L’islam est-il la solution ? Mais alors quel islam ?

L'islam des quatre califes rashidun, Abou Bakr, Omar, Othman et Ali, qui a duré 31 ans (sur un total de 14 siècles), a été résumé par le calife Abou Bakr es-Seddiq en ces termes :
« Mais après, ô gens qui m'écoutez ! J'ai été choisi pour vous administrer bien que je ne sois pas le meilleur d'entre vous. Si j'accomplis bien mon travail, aidez-moi, et si je le fais mal, redressez mes erreurs. La sincérité est fidélité et le mensonge est trahison. Le faible d'entre vous est fort à mes yeux et je lui ferai recouvrer son droit, si Dieu le veut. Le fort d'entre vous est faible à mes yeux et je lui retirerai le droit qu'il a usurpé, si Dieu le veut. La turpitude ne peut se répandre chez un peuple sans que Dieu ne lui apporte le malheur. Obéissez-moi aussi longtemps que j'obéis à Dieu et à Son messager. Si je désobéis à Dieu et à Son messager, vous ne serez pas tenus de m'obéir. »

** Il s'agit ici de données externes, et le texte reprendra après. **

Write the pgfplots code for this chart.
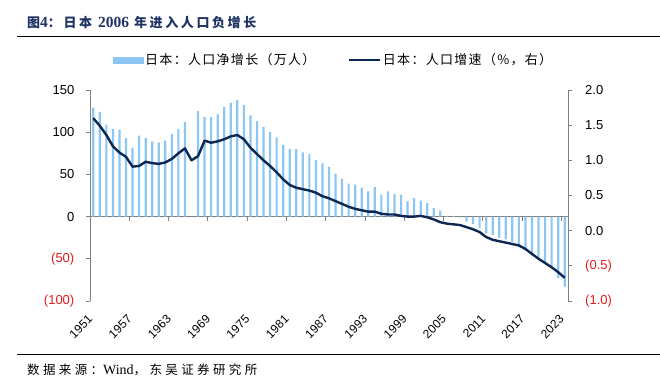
\documentclass[border=0pt]{standalone}
\usepackage{pgfplots}
\pgfplotsset{compat=1.18}
\usepackage{pgfplotstable}
\usepackage{fontspec}
\setmainfont{Liberation Sans}
\newfontfamily\serif{Liberation Serif}
\newfontfamily\cjktitle{Noto Sans CJK SC}[LetterSpace=20]
\newfontfamily\cjkleg{Noto Sans CJK SC}[LetterSpace=10]
\newfontfamily\cjksrc{Noto Sans CJK SC}[LetterSpace=27]
\definecolor{barblue}{RGB}{140,198,242}
\definecolor{navy}{RGB}{12,40,82}
\definecolor{negred}{RGB}{230,25,25}
\definecolor{axisgray}{RGB}{128,128,128}
\definecolor{titleblue}{RGB}{31,50,99}

\pgfplotstableread{
year val
1951 129
1952 124
1953 109
1954 104
1955 103
1956 93
1957 81
1958 96
1959 93
1960 89
1961 88
1962 90
1963 98
1964 104
1965 112
1967 125
1968 118
1969 118
1970 121
1971 130
1972 135
1973 138
1974 132
1975 120
1976 113
1977 106
1978 100
1979 94
1980 85
1981 80
1982 80
1983 76
1984 74
1985 67
1986 63
1987 59
1988 51
1989 45
1990 39
1991 38
1992 34
1993 30
1994 35
1995 26
1996 30
1997 27
1998 26
1999 18
2000 22
2001 19
2002 16
2003 10
2004 7
2005 0.8
2006 0.8
2007 -1
2008 -6
2009 -9
2010 -13
2011 -20
2012 -22
2013 -25
2014 -27
2015 -30
2016 -36
2017 -40
2018 -46
2019 -50
2020 -54
2021 -60
2022 -73
2023 -83
}\bardata

\pgfplotstableread{
year rate
1951 1.60
1952 1.49
1953 1.36
1954 1.20
1955 1.11
1956 1.05
1957 0.91
1958 0.92
1959 0.98
1960 0.96
1961 0.95
1962 0.97
1963 1.02
1964 1.10
1965 1.17
1966 1.00
1967 1.06
1968 1.28
1969 1.25
1970 1.27
1971 1.30
1972 1.34
1973 1.36
1974 1.30
1975 1.18
1976 1.09
1977 1.00
1978 0.92
1979 0.83
1980 0.73
1981 0.65
1982 0.61
1983 0.59
1984 0.57
1985 0.54
1986 0.49
1987 0.46
1988 0.42
1989 0.38
1990 0.34
1991 0.31
1992 0.29
1993 0.27
1994 0.27
1995 0.24
1996 0.23
1997 0.23
1998 0.21
1999 0.20
2000 0.20
2001 0.21
2002 0.19
2003 0.16
2004 0.12
2005 0.10
2006 0.09
2007 0.08
2008 0.05
2009 0.02
2010 -0.02
2011 -0.09
2012 -0.13
2013 -0.15
2014 -0.17
2015 -0.19
2016 -0.21
2017 -0.26
2018 -0.33
2019 -0.40
2020 -0.46
2021 -0.52
2022 -0.59
2023 -0.67
}\ratedata

\begin{document}
\begin{tikzpicture}
\path[use as bounding box] (0,0) rectangle (660bp,388bp);
% title and rules
\node[anchor=west, inner sep=0pt, text=titleblue] at (27bp,365.5bp)
  {\fontsize{13bp}{15bp}\cjktitle\bfseries 图{\fontsize{15.5bp}{17bp}\serif\bfseries 4}：日本\hspace{6bp}{\fontsize{15.5bp}{17bp}\serif\bfseries 2006}\hspace{5bp}年进入人口负增长};
\draw[line width=1.8bp] (17bp,351.5bp) -- (660bp,351.5bp);
\draw[line width=1bp] (17bp,33bp) -- (660bp,33bp);
\node[anchor=west, inner sep=0pt] at (27bp,18bp)
  {\fontsize{12.5bp}{14bp}\cjksrc 数据来源：{\fontsize{14bp}{16bp}\serif Wind}，东吴证券研究所};

\begin{axis}[
  at={(90bp,87bp)}, anchor=south west, scale only axis,
  width=478bp, height=211bp,
  xmin=1950.5, xmax=2023.5, ymin=-100, ymax=150,
  axis y line*=left, axis x line*=middle,
  axis line style={draw=axisgray, line width=0.8bp, -},
  ytick={-100,-50,0,50,100,150},
  yticklabels={\textcolor{negred}{(100)},\textcolor{negred}{(50)},0,50,100,150},
  xtick={1950.5,1956.5,1962.5,1968.5,1974.5,1980.5,1986.5,1992.5,1998.5,2004.5,2010.5,2016.5,2022.5},
  xticklabels={},
  tick align=outside, major tick length=4bp,
  tick style={draw=axisgray, line width=0.8bp},
  yticklabel style={font=\fontsize{13bp}{15bp}\selectfont, inner sep=0pt, anchor=east, xshift=-11.5bp},
  ybar, bar width=2.2bp,
]
\addplot[fill=barblue, draw=none] table[x=year,y=val]{\bardata};
\end{axis}

\begin{axis}[
  at={(90bp,87bp)}, anchor=south west, scale only axis,
  width=478bp, height=211bp,
  xmin=1950.5, xmax=2023.5, ymin=-1, ymax=2,
  axis y line*=right, axis x line*=bottom,
  x axis line style={draw=none},
  y axis line style={draw=axisgray, line width=0.8bp, -},
  ytick={-1,-0.5,0,0.5,1,1.5,2},
  yticklabels={\textcolor{negred}{(1.0)},\textcolor{negred}{(0.5)},0.0,0.5,1.0,1.5,2.0},
  xtick={1951,1957,1963,1969,1975,1981,1987,1993,1999,2005,2011,2017,2023},
  xticklabels={1951,1957,1963,1969,1975,1981,1987,1993,1999,2005,2011,2017,2023},
  x tick style={draw=none},
  y tick style={draw=axisgray, line width=0.8bp},
  tick align=outside, major tick length=4bp,
  xticklabel style={font=\fontsize{12bp}{14bp}\selectfont, xshift=-6bp, yshift=-9bp, rotate=45, anchor=north east, inner sep=0pt},
  yticklabel style={font=\fontsize{13bp}{15bp}\selectfont, inner sep=0pt, anchor=west, xshift=13bp},
  legend style={at={(0.5094,1.142)}, anchor=center, draw=none, fill=none,
    legend columns=2, font={\fontsize{13bp}{15bp}\cjkleg},
    nodes={inner sep=2bp}},
]
\addlegendimage{legend image code/.code={\fill[barblue] (0bp,-2.8bp) rectangle (30bp,2.8bp);}}
\addlegendentry{日本：人口净增长（万人）\hspace*{30bp}}
\addplot[navy, line width=2.4bp, line join=round, mark=none,
  legend image code/.code={\draw[navy, line width=2.4bp] (0bp,0bp) -- (31bp,0bp);}]
  table[x=year,y=rate]{\ratedata};
\addlegendentry{日本：人口增速（\%，右）}
\end{axis}
\end{tikzpicture}
\end{document}
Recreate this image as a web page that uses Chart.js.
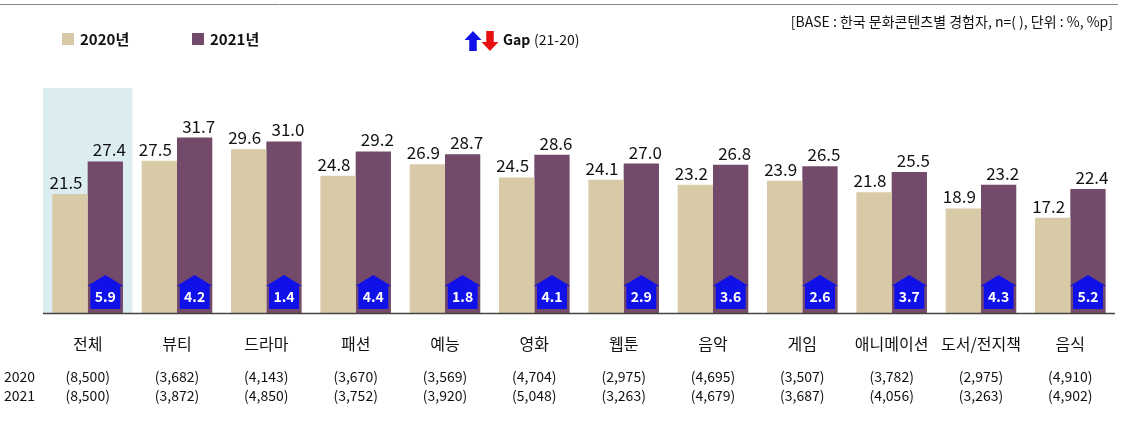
<!DOCTYPE html><html><head><meta charset="utf-8">
<script src="https://cdn.jsdelivr.net/npm/chart.js@4"></script>
<style>body{margin:0;background:#fff}#w{width:1123px;height:425px;position:relative}</style></head><body><div id="w"><canvas id="c"></canvas></div>
<script>
const categories=["전체","뷰티","드라마","패션","예능","영화","웹툰","음악","게임","애니메이션","도서/전지책","음식"];
const v2020=[21.5,27.5,29.6,24.8,26.9,24.5,24.1,23.2,23.9,21.8,18.9,17.2];
const v2021=[27.4,31.7,31.0,29.2,28.7,28.6,27.0,26.8,26.5,25.5,23.2,22.4];
const gap=[5.9,4.2,1.4,4.4,1.8,4.1,2.9,3.6,2.6,3.7,4.3,5.2];
const n2020=["(8,500)","(3,682)","(4,143)","(3,670)","(3,569)","(4,704)","(2,975)","(4,695)","(3,507)","(3,782)","(2,975)","(4,910)"];
const n2021=["(8,500)","(3,872)","(4,850)","(3,752)","(3,920)","(5,048)","(3,263)","(4,679)","(3,687)","(4,056)","(3,263)","(4,902)"];
const F="'Noto Sans CJK KR','Noto Sans',sans-serif";
const C20="#D8C9A7",C21="#734A69";
function arrow(ctx,x,yb,w,h,color){const sh=w*0.28,hh=h*0.32;ctx.beginPath();ctx.moveTo(x,yb-h);ctx.lineTo(x+w/2,yb-h+hh);ctx.lineTo(x+w/2-sh*0.3,yb-h+hh);ctx.lineTo(x+w/2-sh*0.3,yb);ctx.lineTo(x-w/2+sh*0.3,yb);ctx.lineTo(x-w/2+sh*0.3,yb-h+hh);ctx.lineTo(x-w/2,yb-h+hh);ctx.closePath();ctx.fillStyle=color;ctx.fill();}
function down(ctx,x,yt,w,h,color){const hh=h*0.45,s=w*0.22;ctx.beginPath();ctx.moveTo(x,yt+h);ctx.lineTo(x+w/2,yt+h-hh);ctx.lineTo(x+s,yt+h-hh);ctx.lineTo(x+s,yt);ctx.lineTo(x-s,yt);ctx.lineTo(x-s,yt+h-hh);ctx.lineTo(x-w/2,yt+h-hh);ctx.closePath();ctx.fillStyle=color;ctx.fill();}
function up(ctx,x,yt,w,h,color){const hh=h*0.45,s=w*0.22;ctx.beginPath();ctx.moveTo(x,yt);ctx.lineTo(x+w/2,yt+hh);ctx.lineTo(x+s,yt+hh);ctx.lineTo(x+s,yt+h);ctx.lineTo(x-s,yt+h);ctx.lineTo(x-s,yt+hh);ctx.lineTo(x-w/2,yt+hh);ctx.closePath();ctx.fillStyle=color;ctx.fill();}
const plug={id:'p',
beforeDatasetsDraw(ch){const c=ch.ctx,x=ch.scales.x,y=ch.scales.y;const w=(x.getPixelForValue(1)-x.getPixelForValue(0));c.save();c.fillStyle="#DCEDF2";c.fillRect(x.getPixelForValue(0)-w/2,88,w,y.getPixelForValue(0)-88);c.restore();},
afterDatasetsDraw(ch){const c=ch.ctx,x=ch.scales.x,y=ch.scales.y;c.save();
const m1=ch.getDatasetMeta(0),m2=ch.getDatasetMeta(1);c.font="17px "+F;c.fillStyle="#111";c.textAlign="center";c.textBaseline="bottom";
m1.data.forEach((b,i)=>{c.fillText(v2020[i].toFixed(1),b.x-4,b.y-3);});
m2.data.forEach((b,i)=>{c.fillText(v2021[i].toFixed(1),b.x+4,b.y-3);});
const y0=y.getPixelForValue(0);
m2.data.forEach((b,i)=>{arrow(c,b.x,y0-4,36,34,"#1010E8");c.fillStyle="#fff";c.font="bold 14px "+F;c.textBaseline="middle";c.fillText(gap[i].toFixed(1),b.x,y0-16);});
c.strokeStyle="#444";c.lineWidth=1.5;c.beginPath();c.moveTo(43,y0+0.5);c.lineTo(1115,y0+0.5);c.stroke();
c.fillStyle="#111";c.font="16px "+F;c.textBaseline="middle";
categories.forEach((t,i)=>{const px=x.getPixelForValue(i);c.fillText(t,px,344);c.font="14px "+F;c.fillText(n2020[i],px,377);c.fillText(n2021[i],px,396);c.font="16px "+F;});
c.font="14px "+F;c.textAlign="left";c.fillText("2020",4,377);c.fillText("2021",4,396);
c.strokeStyle="#888";c.lineWidth=1;c.beginPath();c.moveTo(0,4.5);c.lineTo(1118,4.5);c.stroke();
c.font="14px "+F;c.textAlign="right";c.fillText("[BASE : 한국 문화콘텐츠별 경험자, n=( ), 단위 : %, %p]",1113,22);
c.textAlign="left";c.fillStyle=C20;c.fillRect(62,33,12,12);c.fillStyle=C21;c.fillRect(192,33,12,12);
c.fillStyle="#111";c.font="bold 15px "+F;c.fillText("2020년",80,39);c.fillText("2021년",210,39);
up(c,473,31,17,20,"#1010E8");down(c,490,31,17,20,"#E81010");
c.fillStyle="#111";c.font="bold 14px "+F;c.fillText("Gap",503,40);c.font="14px "+F;c.fillText("(21-20)",534,40);
c.restore();}};
new Chart(document.getElementById('c'),{type:'bar',data:{labels:categories,datasets:[
{data:v2020,backgroundColor:C20,categoryPercentage:0.79,barPercentage:1},
{data:v2021,backgroundColor:C21,categoryPercentage:0.79,barPercentage:1}]},
options:{responsive:true,maintainAspectRatio:false,animation:false,events:[],
layout:{padding:{left:43,right:8,top:64,bottom:104}},
plugins:{legend:{display:false},tooltip:{enabled:false}},
scales:{x:{grid:{display:false},border:{display:false},ticks:{display:false}},
y:{min:0,max:45,display:false}}}, plugins:[plug]});
</script></body></html>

Cet islam a donné naissance au neuvième siècle à un leadership mondial que se partageaient deux souverains : Charlemagne en Occident, et Haroun al-Rachid en Orient.
Un grand travail de traduction a alors été entrepris qui a fait connaître l'héritage perse et grec. Les Abbassides avaient digéré les deux héritages et les avaient utilisés pour leurs propres besoins en les adaptant à leur mode de pensée et en y ajoutant ce qu'ils avaient pu en déduire. Leur influence fut déterminante en philosophie, mathématiques, médecine, chimie, astronomie, génie civil, construction, musique... et apparurent en ces temps-là Avicenne, al-Farabi, al-Kindi, Ikhwan al-Safa, Omar al-Khayyam, les Mille et Une Nuits...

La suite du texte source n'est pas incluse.